Green-wood Cemetery has a lot of grandiose monuments erected by a lot of self-important people. But this one may take the cake. This obelisk marking the final resting place of Stephen M. Griswold may be the tallest in the cemetery. It's certainly the tallest I found during a recent tour of the western end of the famous burial ground.
So who was this grandee? Well, Griswold was famous in a way. But probably not in a way he would have liked.
A few weeks back I took a tour of the landmark Plymouth Church in Brooklyn, the one where Henry Ward Beecher was pastor. There I learned that a number of the parishioners were among the pilgrims that Mark Twain made fun of in his bestseller "Innocents Abroad." Apparently, Twain traveled to the Holy Land with the group in 1867—it was the first trans-Atlantic American cruise—and later used them as the models of the uncouth boobs featured in a series of articles, which were then collected into a book.

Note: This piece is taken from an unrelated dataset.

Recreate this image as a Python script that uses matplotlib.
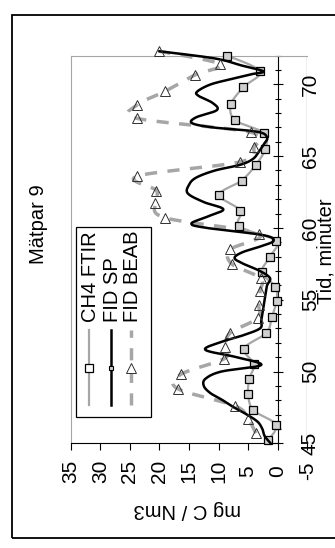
import numpy as np
import matplotlib
matplotlib.use("Agg")
import matplotlib.pyplot as plt
from matplotlib.lines import Line2D
from matplotlib.patches import Rectangle
from matplotlib.ticker import MultipleLocator

plt.rcParams['font.family'] = ['Liberation Sans', 'DejaVu Sans']
plt.rcParams['font.size'] = 14.5
plt.rcParams['axes.unicode_minus'] = False

# data: time in minutes, concentration in mg C / Nm3
ch4_t = [45.2, 46.3, 47.3, 48.4, 49.5, 50.5, 51.6, 52.7, 53.8, 54.9, 55.9, 56.9, 58.0,
         59.1, 60.1, 61.2, 62.3, 63.3, 64.4, 65.5, 66.6, 67.5, 68.6, 69.8, 70.9, 72.0]
ch4_v = [1.6, 0.3, 4.1, 5.0, 4.8, 4.0, 5.7, 1.9, 1.0, 0.2, 0.4, 2.7, 1.3,
         0.3, 6.5, 6.3, 9.9, 6.1, 3.7, 2.1, 2.3, 7.2, 7.9, 5.8, 3.0, 8.5]

sp_t = [45.0, 45.5, 46.0, 46.5, 47.0, 47.5, 48.0, 48.5, 49.0, 49.5, 50.0, 50.45, 51.0,
        51.5, 52.0, 52.5, 53.0, 53.5, 54.0, 54.5, 55.0, 55.5, 56.0, 56.5, 57.0, 57.5,
        57.9, 58.3, 58.7, 59.1, 59.5, 60.0, 60.3, 60.8, 61.3, 61.8, 62.4, 63.0, 63.5,
        64.0, 64.4, 64.8, 65.3, 65.8, 66.3, 66.7, 67.0, 67.3, 67.7, 68.2, 68.7, 69.2,
        69.5, 70.0, 70.4, 70.7, 70.9, 71.3, 71.8, 72.3]
sp_v = [1.2, 2.2, 2.6, 3.4, 5.2, 7.4, 9.3, 11.4, 12.5, 12.2, 9.5, 2.8, 7.0,
        12.2, 10.0, 6.0, 3.0, 2.8, 2.6, 2.4, 2.2, 2.0, 1.8, 1.3, 3.0, 5.8,
        7.3, 6.0, 3.0, 0.7, 2.5, 12.0, 14.6, 11.8, 9.2, 12.5, 15.2, 15.0, 13.8,
        10.6, 6.3, 4.2, 3.2, 2.4, 1.8, 3.5, 11.0, 14.5, 13.8, 10.3, 11.0, 13.4,
        13.6, 11.3, 7.5, 4.5, 2.4, 6.0, 10.6, 20.0]

beab_t = [45.7, 46.7, 47.6, 48.8, 49.8, 50.9, 51.7, 52.7, 53.7, 54.6, 55.6, 56.5, 57.5,
          58.5, 59.6, 60.7, 61.75, 62.6, 63.6, 64.6, 65.6, 66.66, 67.63, 68.56, 69.5,
          70.65, 71.4, 72.3]
beab_v = [3.7, 5.0, 7.2, 16.9, 16.4, 9.0, 8.9, 8.0, 3.4, 3.2, 3.0, 2.9, 7.8,
          8.0, 3.2, 19.0, 20.7, 20.5, 23.8, 6.3, 4.0, 4.6, 23.8, 23.8, 19.1,
          14.0, 9.7, 20.0]

value_ticks = [-5, 0, 5, 10, 15, 20, 25, 30, 35]
time_ticks = [45, 50, 55, 60, 65, 70]

W, H = 335, 548


def fx(x):
    return x / W


def fy(y):
    return 1 - y / H


def smooth(t, v, n=16):
    # Excel style smoothed line (Catmull-Rom through the points)
    p = np.column_stack([t, v]).astype(float)
    p = np.vstack([p[0], p, p[-1]])
    s = np.linspace(0, 1, n, endpoint=False)[:, None]
    out = []
    for i in range(1, len(p) - 2):
        p0, p1, p2, p3 = p[i - 1], p[i], p[i + 1], p[i + 2]
        c1 = p1 + (p2 - p0) / 6
        c2 = p2 - (p3 - p1) / 6
        out.append((1 - s) ** 3 * p1 + 3 * (1 - s) ** 2 * s * c1
                   + 3 * (1 - s) * s ** 2 * c2 + s ** 3 * p2)
    out.append(p[-2][None])
    c = np.vstack(out)
    return c[:, 0], c[:, 1]


fig = plt.figure(figsize=(W / 100, H / 100), dpi=100)
ax = fig.add_axes([fx(70.7), fy(443.3), (307.3 - 70.7) / W, (443.3 - 55.6) / H])

gray = '#a6a6a6'
# the chart is turned a quarter turn: value runs right-to-left, time runs upward
t, v = smooth(ch4_t, ch4_v)
ax.plot(v, t, color=gray, lw=1.6, clip_on=False, zorder=3)
ax.plot(ch4_v, ch4_t, ls='none', marker='s', ms=5.5, mfc='#d0d0d0', mec='black',
        mew=0.9, clip_on=False, zorder=4)

t, v = smooth(sp_t, sp_v)
ax.plot(v, t, color='black', lw=1.8, clip_on=False, zorder=5)

t, v = smooth(beab_t, beab_v)
ax.plot(v, t, color=gray, lw=2.5, ls=(0, (3.5, 3)), clip_on=False, zorder=3)
ax.plot(beab_v, beab_t, ls='none', marker='^', ms=6.5, mfc='none', mec='#303030',
        mew=0.7, clip_on=False, zorder=6)

ax.set_xlim(35, -5)
ax.set_ylim(45, 72)
ax.axvline(-5, color=gray, lw=1, zorder=1)
for s in ('left', 'top'):
    ax.spines[s].set_color(gray)
ax.spines['right'].set_position(('data', 0))
ax.spines['right'].set_color('black')
ax.spines['bottom'].set_color('black')
ax.spines['bottom'].set_bounds(0, 35)

ax.set_xticks(value_ticks)
ax.set_xticklabels([str(x) for x in value_ticks])
ax.tick_params(axis='x', direction='out', length=5, width=0.8, pad=15,
               labelrotation=90, labelsize=15)
for lab in ax.get_xticklabels():
    lab.set_va('center')

ax.yaxis.tick_right()
ax.set_yticks(time_ticks)
ax.set_yticklabels([str(x) for x in time_ticks])
ax.yaxis.set_minor_locator(MultipleLocator(1))
ax.tick_params(axis='y', which='major', direction='inout', length=7, width=0.8,
               pad=20, labelrotation=90, labelsize=15)
ax.tick_params(axis='y', which='minor', direction='inout', length=5, width=0.8)
for lab in ax.get_yticklabels():
    lab.set_ha('center')
    lab.set_va('center')

# legend, drawn by hand because it is turned as well
fig.add_artist(Rectangle((fx(75.7), fy(416.7)), (151 - 75.7) / W, (416.7 - 226.7) / H,
                         fill=False, ec='black', lw=0.9, transform=fig.transFigure))
entries = [
    (89.3, 'CH4 FTIR', dict(color=gray, lw=1.6), dict(marker='s', ms=5.5, mfc='white', mec='black', mew=0.9)),
    (111, 'FID SP', dict(color='black', lw=1.8), dict(marker='s', ms=3.5, mfc='#d0d0d0', mec='black', mew=0.8)),
    (131, 'FID BEAB', dict(color=gray, lw=2.5, ls=(0, (3.5, 3))), dict(marker='^', ms=6.5, mfc='white', mec='#303030', mew=0.7)),
]
for x, label, lstyle, mstyle in entries:
    fig.add_artist(Line2D([fx(x), fx(x)], [fy(405), fy(330)], transform=fig.transFigure, **lstyle))
    fig.add_artist(Line2D([fx(x)], [fy(368)], ls='none', transform=fig.transFigure, **mstyle))
    fig.text(fx(x + 1), fy(322), label, rotation=90, rotation_mode='anchor',
             ha='left', va='center')

fig.text(fx(39), fy(224), 'Mätpar 9', rotation=90, ha='center', va='center')
fig.text(fx(187), fy(510), 'mg C / Nm3', rotation=180, ha='center', va='center')
fig.text(fx(326.5), fy(251), 'Tid, minuter', rotation=90, ha='center', va='center')

fig.add_artist(Rectangle((fx(11.7), fy(538)), (345 - 11.7) / W, (538 - 14.7) / H,
                         fill=False, ec='black', lw=1.3, transform=fig.transFigure))

fig.savefig('out.png', dpi=100)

Griswold and his wife were in that group, and they were not portrayed in a favorable light. Maybe that indignity was what Griswold was trying to correct when his family commissioned this mile-high tombstone. Griswold was a jeweler otherwise, and the president of the Union Bank of Brooklyn, though he was a New York State Senator from 1886 to 1887. Guess his voters didn't read much Twain.
2 comments:
If I may suggest a minor correction, this person was probably a State Senator instead of a "Stage Senator", though maybe "Stage Senator" would fit better with the showy grave marker.
There once was a bronze plaque affixed to the left of the entrance, on Broadway. It was a LPC plaque, by the way. It was stripped off the building about ten to twelve years ago. You can still see the "shadow" on the wall.